Because of the key role federal R&D plays in driving U.S. innovation, productivity, and economic growth the Information Technology and Innovation Foundation (ITIF) modeled the impacts of R&D cuts on GDP, patents, and U.S. jobs. Using a baseline of no nominal growth of R&D between now and 2021 (which is in fact a cut when future inflation is taken into account) this results in a cumulative reduction in U.S. GDP of $203 billion; equivalent to taking away from U.S. consumers all new motor vehicles purchased over six months, over two years of airline travel, or six years of attendance at professional sporting events - football, baseball, basketball, NASCAR and more. Using more realistic baselines mean even bigger GDP losses of between $565 and $860 billion.

These cuts to R&D will also mean significantly fewer jobs. Not only do R&D investment cuts lead to fewer jobs from direct layoffs due to budget cuts, they lead to fewer jobs because the economy is producing less innovation. Imagine far fewer new technology business startups as well as a failure of existing company's expansion due to the reduction of new products.

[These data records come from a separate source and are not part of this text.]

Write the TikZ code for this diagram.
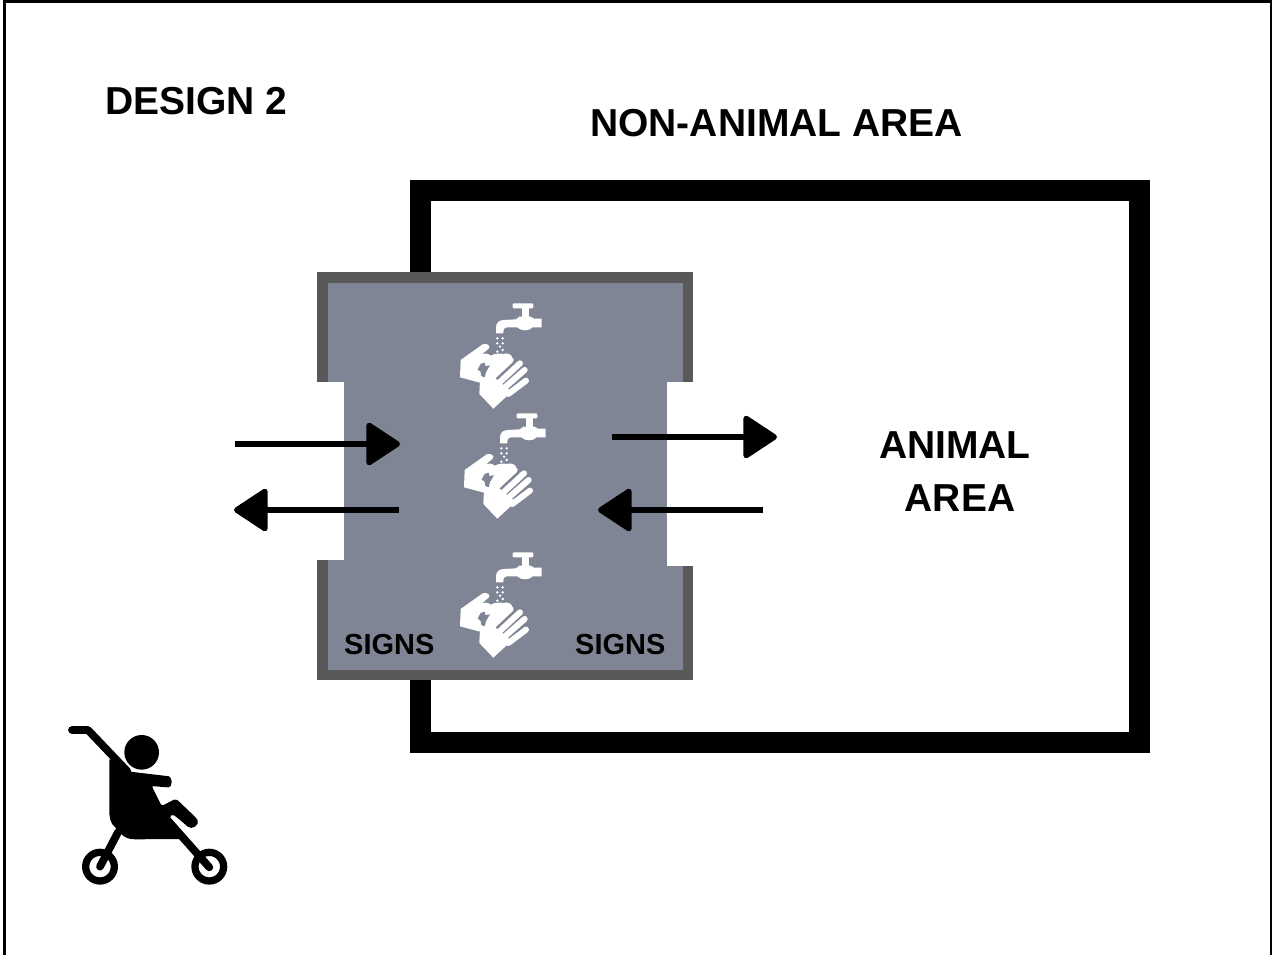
\documentclass[tikz,border=0pt]{standalone}
\usepackage{fontspec}
\setmainfont{Liberation Sans}
\usetikzlibrary{arrows.meta}
\definecolor{panelgrey}{HTML}{7F8595}
\definecolor{paneledge}{HTML}{595959}
\tikzset{
  x=1pt,y=-1pt,
  label text/.style={font=\bfseries\fontsize{39}{39}\selectfont,anchor=base west,inner sep=0pt,text=black},
  sign text/.style={font=\bfseries\fontsize{29}{29}\selectfont,anchor=base west,inner sep=0pt,text=black},
  wall/.style={draw=black,line width=21pt,miter limit=10},
  edge/.style={draw=paneledge,line width=10.5pt,line cap=butt,line join=miter},
  flow/.style={draw=black,line width=5.5pt,-{Triangle[length=36pt,width=46pt,round,line join=round]}},
  whitefinger/.style={draw=white,line width=6pt,line cap=round},
  strut/.style={draw=black,line width=7.8pt,line cap=round,line join=round},
  wheel/.style={draw=black,line width=7.3pt},
}
\newcommand{\washicon}[2]{%
\begin{scope}[shift={(#1,#2)},x=0.3333pt,y=-0.3333pt]
 % faucet
 \fill[white,rounded corners=1pt] (218,40) rectangle (280,55);
 \fill[white] (245,50) rectangle (268,88);
 \fill[white] (168,130) -- (168,112) .. controls (168,98) and (178,90) .. (192,90)
   -- (228,88) -- (238,80) -- (272,80) -- (282,86) -- (305,86) -- (305,112) -- (278,112)
   .. controls (268,124) and (242,124) .. (232,112) -- (200,112)
   .. controls (192,112) and (190,118) .. (190,130) -- cycle;
 \foreach \dx/\dy in {172/145,188/145,172/160,188/160,180/170,172/185,188/180}
   \fill[white] (\dx,\dy) circle[radius=4];
 % back hand with foam
 \fill[white] (62,210) -- (128,163) .. controls (140,158) and (154,168) .. (146,176) -- (122,196)
   .. controls (132,188) and (145,190) .. (152,197) .. controls (165,190) and (180,190) .. (190,192)
   .. controls (200,188) and (212,192) .. (216,200) -- (200,225) -- (150,262) -- (120,278) -- (60,262) -- cycle;
 \fill[panelgrey] (113,238) -- (122,222) -- (134,218) -- (136,228) -- (150,226) -- (138,246)
   -- (134,262) -- (124,258) -- (122,246) -- cycle;
 % front hand
 \fill[white] (118,312) -- (120,272) -- (150,252) -- (215,305) -- (160,356) -- cycle;
 \draw[whitefinger] (150,268) -- (212,210);
 \draw[whitefinger] (170,285) -- (240,220);
 \draw[whitefinger] (188,298) -- (254,240);
 \draw[whitefinger] (205,312) -- (258,272);
\end{scope}}
\begin{document}
\begin{tikzpicture}
\useasboundingbox (0,0) rectangle (1273,955);
% page frame
\fill[black] (3.4,0) rectangle (6.4,955);
\fill[black] (3.4,0) rectangle (1272.4,2.8);
\fill[black] (1270.4,0) rectangle (1272.4,955);
% animal area wall
\draw[wall] (420.5,190.5) rectangle (1139.5,742.5);
% panel
\fill[panelgrey] (322,277) -- (688,277) -- (688,382) -- (667,382) -- (667,566) -- (688,566)
  -- (688,675) -- (322,675) -- (322,560) -- (344,560) -- (344,382) -- (322,382) -- cycle;
\fill[white] (317,382) rectangle (344,560);
\fill[white] (667,382) rectangle (694,566);
\draw[edge] (322.5,382) -- (322.5,277.5) -- (688,277.5) -- (688,382);
\draw[edge] (322.5,560) -- (322.5,675) -- (688,675) -- (688,566);
% icons
\washicon{440}{290}
\washicon{444}{400}
\washicon{440}{539}
% arrows
\coordinate (a1s) at (235,444); \coordinate (a1e) at (400,444);
\coordinate (a2s) at (399,510); \coordinate (a2e) at (234,510);
\coordinate (a3s) at (612,437); \coordinate (a3e) at (777,437);
\coordinate (a4s) at (763,510); \coordinate (a4e) at (598,510);
\draw[flow] (a1s) -- (a1e);
\draw[flow] (a2s) -- (a2e);
\draw[flow] (a3s) -- (a3e);
\draw[flow] (a4s) -- (a4e);
% labels
\node[label text] (design) at (105,114) {DESIGN 2};
\node[label text] (nonanimal) at (590,136) {NON-ANIMAL AREA};
\node[label text,anchor=base] (animal) at (955,458) {ANIMAL};
\node[label text,anchor=base] (area) at (960,511) {AREA};
\node[sign text] (signl) at (344,654) {SIGNS};
\node[sign text] (signr) at (575,654) {SIGNS};
% stroller
\begin{scope}[shift={(50,710)},x=0.3333pt,y=-0.3333pt]
 \fill[black] (275,127) circle[radius=52];
 \draw[strut] (66,60) -- (114,60) -- (232,184);
 \fill[black,rounded corners=2pt] (178,145) -- (240,185) -- (350,198)
   .. controls (368,200) and (368,232) .. (350,232) -- (305,228) -- (335,288) -- (378,266)
   -- (440,325) .. controls (450,345) and (425,362) .. (408,345) -- (368,312) -- (358,320)
   -- (392,387) -- (250,388) .. controls (225,385) and (215,375) .. (200,355)
   .. controls (180,340) and (178,320) .. (178,295) -- cycle;
 \draw[strut] (205,365) -- (150,470);
 \draw[strut] (352,330) -- (478,472);
 \draw[wheel] (150,470) circle[radius=43];
 \draw[wheel] (478,470) circle[radius=43];
\end{scope}
\end{tikzpicture}
\end{document}
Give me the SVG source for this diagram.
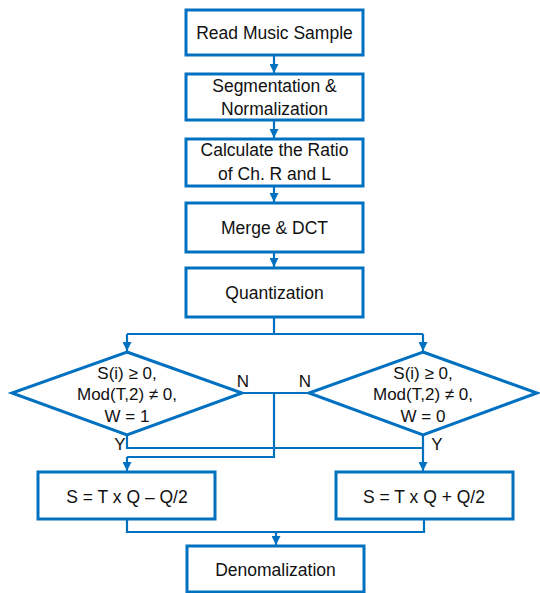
<svg xmlns="http://www.w3.org/2000/svg" width="540" height="593" viewBox="0 0 540 593">
<style>
.box{fill:#fff;stroke:#0070C0;stroke-width:3}
.ln{fill:none;stroke:#0070C0;stroke-width:2.2}
.t{font-family:"Liberation Sans",Arial,sans-serif;font-size:17.5px;fill:#111;text-anchor:middle}
.d{font-family:"Liberation Sans",Arial,sans-serif;font-size:17px;fill:#111;text-anchor:middle}
</style>
<defs>
<marker id="ah" markerUnits="userSpaceOnUse" markerWidth="10" markerHeight="9" refX="9" refY="4.5" orient="auto">
<path d="M0,0 L9,4.5 L0,9 Z" fill="#0070C0"/>
</marker>
</defs>
<g id="connectors">
<line class="ln" x1="274" y1="55" x2="274" y2="73" marker-end="url(#ah)"/>
<line class="ln" x1="274" y1="120" x2="274" y2="138" marker-end="url(#ah)"/>
<line class="ln" x1="274" y1="186" x2="274" y2="202" marker-end="url(#ah)"/>
<line class="ln" x1="274" y1="252" x2="274" y2="267" marker-end="url(#ah)"/>
<path class="ln" d="M274,317 V334 M127,334 H423"/>
<line class="ln" x1="127" y1="334" x2="127" y2="351" marker-end="url(#ah)"/>
<line class="ln" x1="423" y1="334" x2="423" y2="351" marker-end="url(#ah)"/>
<path class="ln" d="M242,393 H309 M274,393 V457 H127"/>
<path class="ln" d="M127,435 V448 H423"/>
<line class="ln" x1="127" y1="457" x2="127" y2="471" marker-end="url(#ah)"/>
<line class="ln" x1="423" y1="435" x2="423" y2="471" marker-end="url(#ah)"/>
<path class="ln" d="M127,519 V532 H424 V519"/>
<line class="ln" x1="276" y1="532" x2="276" y2="545" marker-end="url(#ah)"/>
<text class="d" x="243" y="387">N</text>
<text class="d" x="305" y="387">N</text>
<text class="d" x="120" y="450">Y</text>
<text class="d" x="437" y="450">Y</text>
</g>
<g id="n1"><rect class="box" x="186" y="10" width="177" height="45"/><text class="t" x="274.5" y="39">Read Music Sample</text></g>
<g id="n2"><rect class="box" x="186" y="74" width="177" height="46"/><text class="t" x="274.5" y="92">Segmentation &amp;</text><text class="t" x="274.5" y="115">Normalization</text></g>
<g id="n3"><rect class="box" x="186" y="139" width="177" height="47"/><text class="t" x="274.5" y="156">Calculate the Ratio</text><text class="t" x="274.5" y="180">of Ch. R and L</text></g>
<g id="n4"><rect class="box" x="186" y="203" width="177" height="49"/><text class="t" x="274.5" y="234">Merge &amp; DCT</text></g>
<g id="n5"><rect class="box" x="186" y="268" width="177" height="49"/><text class="t" x="274.5" y="299">Quantization</text></g>
<g id="d1"><polygon class="box" points="127,352 242,393 127,435 12,393"/><text class="d" x="127" y="379">S(i) ≥ 0,</text><text class="d" x="127" y="400">Mod(T,2) ≠ 0,</text><text class="d" x="127" y="422">W = 1</text></g>
<g id="d2"><polygon class="box" points="423,352 537,393 423,435 309,393"/><text class="d" x="423" y="379">S(i) ≥ 0,</text><text class="d" x="423" y="400">Mod(T,2) ≠ 0,</text><text class="d" x="423" y="422">W = 0</text></g>
<g id="b1"><rect class="box" x="38" y="472" width="177" height="47"/><text class="t" x="127" y="503">S = T x Q – Q/2</text></g>
<g id="b2"><rect class="box" x="336" y="472" width="177" height="47"/><text class="t" x="424" y="503">S = T x Q + Q/2</text></g>
<g id="n6"><rect class="box" x="187" y="546" width="177" height="46"/><text class="t" x="275.5" y="576">Denomalization</text></g>
</svg>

Overall, sequestration cuts to R&D will mean approximately 200,000 jobs fewer every year from 2013-2016.

Reducing the budget deficit is important, but it should not and does not have to come at the expense of growth-inducing investments in areas like federal support for R&D. In fact, undermining growth capability is disruptive of a deficit control policy. Cutting federal support for R&D, a key "fuel" for the U.S. economic growth engine, would not only lead to a relatively smaller U.S. economy and higher unemployment, it would reduce U.S. global competitiveness precisely at a time when the U.S. economy is struggling to stay in the race for global innovation advantage.